I kneeled by his wheelchair, holding his hand, wearing a smile, and I chuckled as I looked at him; born in 1918. Nineteen bloody eighteen. What in god's name am I next to this? He looks my way and all I can come up with in the moment is "You must be so proud." Eight kids, all now grown and given rise to the nineteen that I know of as my maternal cousins. They, in turn, have already begun, here and there, to do that whole baby-making thing; my family is a giant snowball in the rolling, and this man, along with my grandmother, set it on its way.

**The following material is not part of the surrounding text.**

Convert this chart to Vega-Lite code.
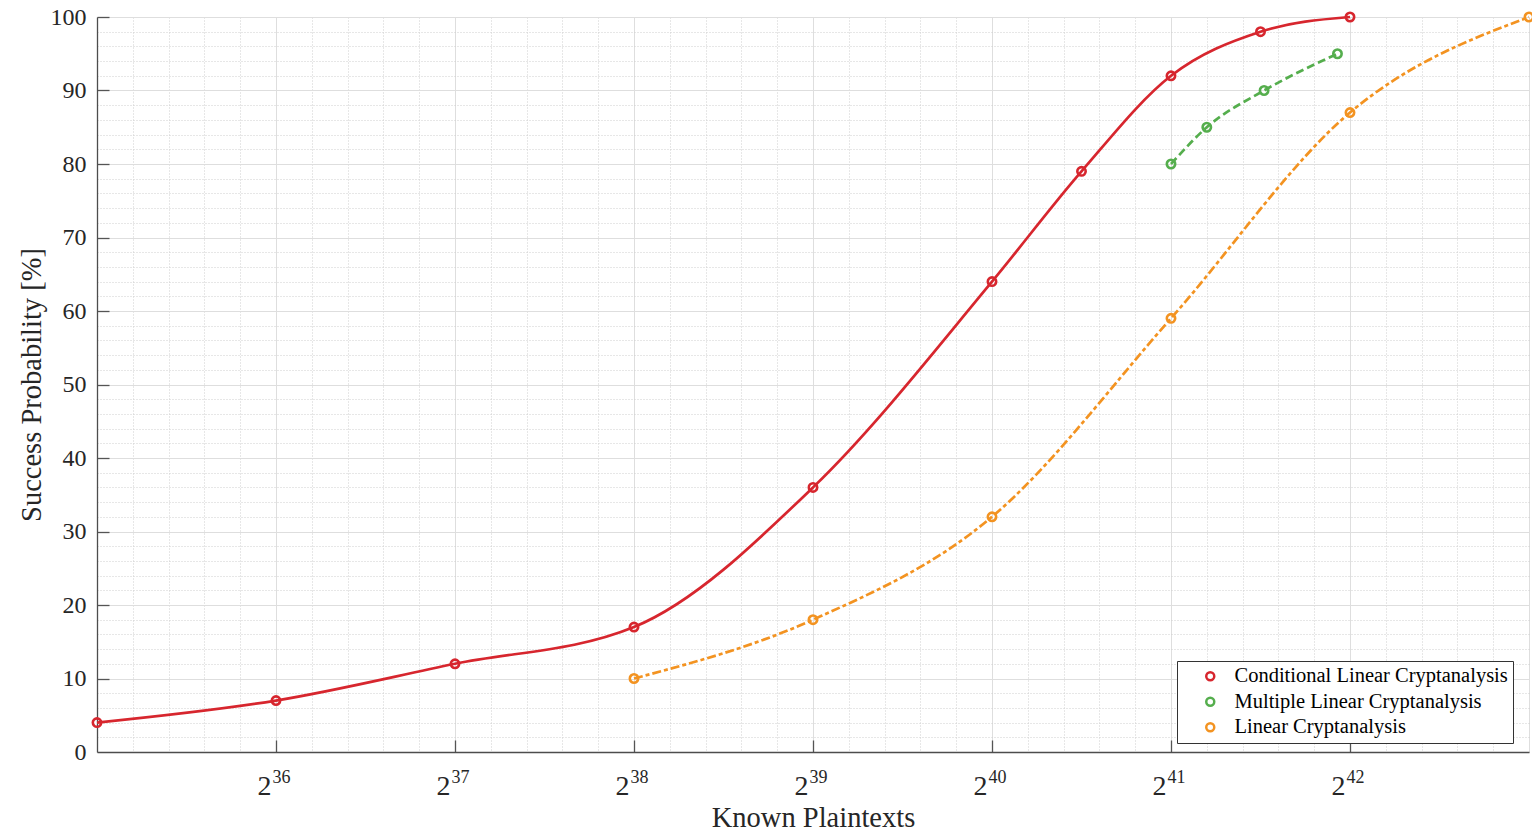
{
  "$schema": "https://vega.github.io/schema/vega-lite/v6.json",
  "width": 1432,
  "height": 735,
  "autosize": {"type": "none"},
  "padding": {"left": 97, "top": 17, "right": 3, "bottom": 84},
  "background": "white",
  "config": {
    "view": {"stroke": null},
    "font": "Liberation Serif",
    "axis": {
      "labelFont": "Liberation Serif",
      "titleFont": "Liberation Serif",
      "labelColor": "#262626",
      "titleColor": "#262626",
      "titleFontWeight": "normal",
      "domainColor": "#4d4d4d",
      "domainWidth": 1.3,
      "tickColor": "#555555",
      "tickWidth": 1.3
    }
  },
  "data": {
    "values": [
      {"series": "Conditional Linear Cryptanalysis", "log2_plaintexts": 35, "success": 4},
      {"series": "Conditional Linear Cryptanalysis", "log2_plaintexts": 36, "success": 7},
      {"series": "Conditional Linear Cryptanalysis", "log2_plaintexts": 37, "success": 12},
      {"series": "Conditional Linear Cryptanalysis", "log2_plaintexts": 38, "success": 17},
      {"series": "Conditional Linear Cryptanalysis", "log2_plaintexts": 39, "success": 36},
      {"series": "Conditional Linear Cryptanalysis", "log2_plaintexts": 40, "success": 64},
      {"series": "Conditional Linear Cryptanalysis", "log2_plaintexts": 40.5, "success": 79},
      {"series": "Conditional Linear Cryptanalysis", "log2_plaintexts": 41, "success": 92},
      {"series": "Conditional Linear Cryptanalysis", "log2_plaintexts": 41.5, "success": 98},
      {"series": "Conditional Linear Cryptanalysis", "log2_plaintexts": 42, "success": 100},
      {"series": "Multiple Linear Cryptanalysis", "log2_plaintexts": 41, "success": 80},
      {"series": "Multiple Linear Cryptanalysis", "log2_plaintexts": 41.2, "success": 85},
      {"series": "Multiple Linear Cryptanalysis", "log2_plaintexts": 41.52, "success": 90},
      {"series": "Multiple Linear Cryptanalysis", "log2_plaintexts": 41.93, "success": 95},
      {"series": "Linear Cryptanalysis", "log2_plaintexts": 38, "success": 10},
      {"series": "Linear Cryptanalysis", "log2_plaintexts": 39, "success": 18},
      {"series": "Linear Cryptanalysis", "log2_plaintexts": 40, "success": 32},
      {"series": "Linear Cryptanalysis", "log2_plaintexts": 41, "success": 59},
      {"series": "Linear Cryptanalysis", "log2_plaintexts": 42, "success": 87},
      {"series": "Linear Cryptanalysis", "log2_plaintexts": 43, "success": 100}
    ]
  },
  "resolve": {"scale": {"x": "shared", "y": "shared"}, "axis": {"x": "independent", "y": "independent"}},
  "encoding": {
    "x": {
      "field": "log2_plaintexts",
      "type": "quantitative",
      "scale": {"domain": [35, 43], "nice": false, "zero": false},
      "axis": null
    },
    "y": {
      "field": "success",
      "type": "quantitative",
      "scale": {"domain": [0, 100], "nice": false},
      "axis": null
    },
    "color": {
      "field": "series",
      "type": "nominal",
      "scale": {
        "domain": ["Conditional Linear Cryptanalysis", "Multiple Linear Cryptanalysis", "Linear Cryptanalysis"],
        "range": ["#D7262E", "#55AE4D", "#F39321"]
      },
      "legend": {
        "title": null,
        "orient": "none",
        "legendX": 1080,
        "legendY": 644,
        "fillColor": "white",
        "strokeColor": "#333333",
        "padding": 5,
        "symbolOffset": 18,
        "labelOffset": 14,
        "labelFont": "Liberation Serif",
        "labelFontSize": 20.5,
        "labelColor": "#000000",
        "labelLimit": 400,
        "rowPadding": 4.5,
        "symbolType": "circle",
        "symbolSize": 64,
        "symbolStrokeWidth": 2.5,
        "symbolFillColor": "transparent"
      }
    }
  },
  "layer": [
    {
      "transform": [{"filter": "datum.series == 'Conditional Linear Cryptanalysis'"}],
      "mark": {"type": "line", "interpolate": "monotone", "strokeWidth": 2.7},
      "encoding": {
        "x": {
          "field": "log2_plaintexts",
          "type": "quantitative",
          "scale": {"domain": [35, 43], "nice": false, "zero": false},
          "axis": {
            "orient": "bottom",
            "title": "Known Plaintexts",
            "titleFontSize": 28.5,
            "titleBaseline": "alphabetic",
            "titleY": 74,
            "values": [35, 35.2, 35.4, 35.6, 35.8, 36, 36.2, 36.4, 36.6, 36.8, 37, 37.2, 37.4, 37.6, 37.8, 38, 38.2, 38.4, 38.6, 38.8, 39, 39.2, 39.4, 39.6, 39.8, 40, 40.2, 40.4, 40.6, 40.8, 41, 41.2, 41.4, 41.6, 41.8, 42, 42.2, 42.4, 42.6, 42.8, 43],
            "labelExpr": "(datum.value % 1 == 0 && datum.value > 35 && datum.value < 43) ? '2' : ''",
            "labelFontSize": 28,
            "labelBaseline": "alphabetic",
            "labelPadding": 54,
            "labelOffset": -12,
            "labelFlush": false,
            "labelOverlap": false,
            "tickSize": -12,
            "tickOpacity": {"condition": {"test": "datum.value % 1 == 0 && datum.value > 35 && datum.value < 43", "value": 1}, "value": 0},
            "grid": true,
            "gridColor": {"condition": {"test": "datum.value % 1 == 0", "value": "#dedede"}, "value": "#cfcfcf"},
            "gridDash": {"condition": {"test": "datum.value % 1 == 0", "value": []}, "value": [1, 2]},
            "gridWidth": 1
          }
        },
        "y": {
          "field": "success",
          "type": "quantitative",
          "scale": {"domain": [0, 100], "nice": false},
          "axis": {
            "orient": "left",
            "title": "Success Probability [%]",
            "titleFontSize": 28.5,
            "titleBaseline": "alphabetic",
            "titleX": -57,
            "values": [0, 2, 4, 6, 8, 10, 12, 14, 16, 18, 20, 22, 24, 26, 28, 30, 32, 34, 36, 38, 40, 42, 44, 46, 48, 50, 52, 54, 56, 58, 60, 62, 64, 66, 68, 70, 72, 74, 76, 78, 80, 82, 84, 86, 88, 90, 92, 94, 96, 98, 100],
            "labelExpr": "datum.value % 10 == 0 ? datum.label : ''",
            "labelFontSize": 24,
            "labelPadding": 23,
            "labelFlush": false,
            "labelOverlap": false,
            "tickSize": -12,
            "tickOpacity": {"condition": {"test": "datum.value % 10 == 0 && datum.value > 0", "value": 1}, "value": 0},
            "grid": true,
            "gridColor": {"condition": {"test": "datum.value % 10 == 0", "value": "#dedede"}, "value": "#cfcfcf"},
            "gridDash": {"condition": {"test": "datum.value % 10 == 0", "value": []}, "value": [1, 2]},
            "gridWidth": 1
          }
        }
      }
    },
    {
      "transform": [{"filter": "datum.series == 'Multiple Linear Cryptanalysis'"}],
      "mark": {"type": "line", "interpolate": "monotone", "strokeWidth": 2.7, "strokeDash": [8, 4]},
      "encoding": {}
    },
    {
      "transform": [{"filter": "datum.series == 'Linear Cryptanalysis'"}],
      "mark": {"type": "line", "interpolate": "monotone", "strokeWidth": 2.7, "strokeDash": [9, 3, 4, 3]},
      "encoding": {}
    },
    {
      "mark": {"type": "point", "shape": "circle", "filled": false, "size": 70, "strokeWidth": 2.6, "opacity": 1},
      "encoding": {
        "x": {
          "field": "log2_plaintexts",
          "type": "quantitative",
          "scale": {"domain": [35, 43], "nice": false, "zero": false},
          "axis": {
            "orient": "bottom",
            "title": null,
            "domain": false,
            "ticks": false,
            "grid": false,
            "values": [36, 37, 38, 39, 40, 41, 42],
            "labelExpr": "toString(datum.value)",
            "labelFontSize": 18,
            "labelBaseline": "alphabetic",
            "labelPadding": 30,
            "labelOffset": 5,
            "labelFlush": false,
            "labelOverlap": false
          }
        }
      }
    }
  ]
}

He smiled, and dismissively flicked his hand and rolled his head in that idiosyncratic south-Asian way that says neither yes, nor no, and by-golly I enjoyed being asked all the same. As with the Queen Mother, his age has long mellowed a once rather harsh and highly opinionated character into something entirely amiable, and that is how I've always known him, but whereas he was, only a short time ago, very active and pretty boisterous too, he is now quiet, frail and more dependent upon his family than he ever was; he's still strong, I see this, but the nature of his vitality is changed - he was hit by a fast moving car as he left the mosque in Karachi a few months back, and surprisingly, he lived.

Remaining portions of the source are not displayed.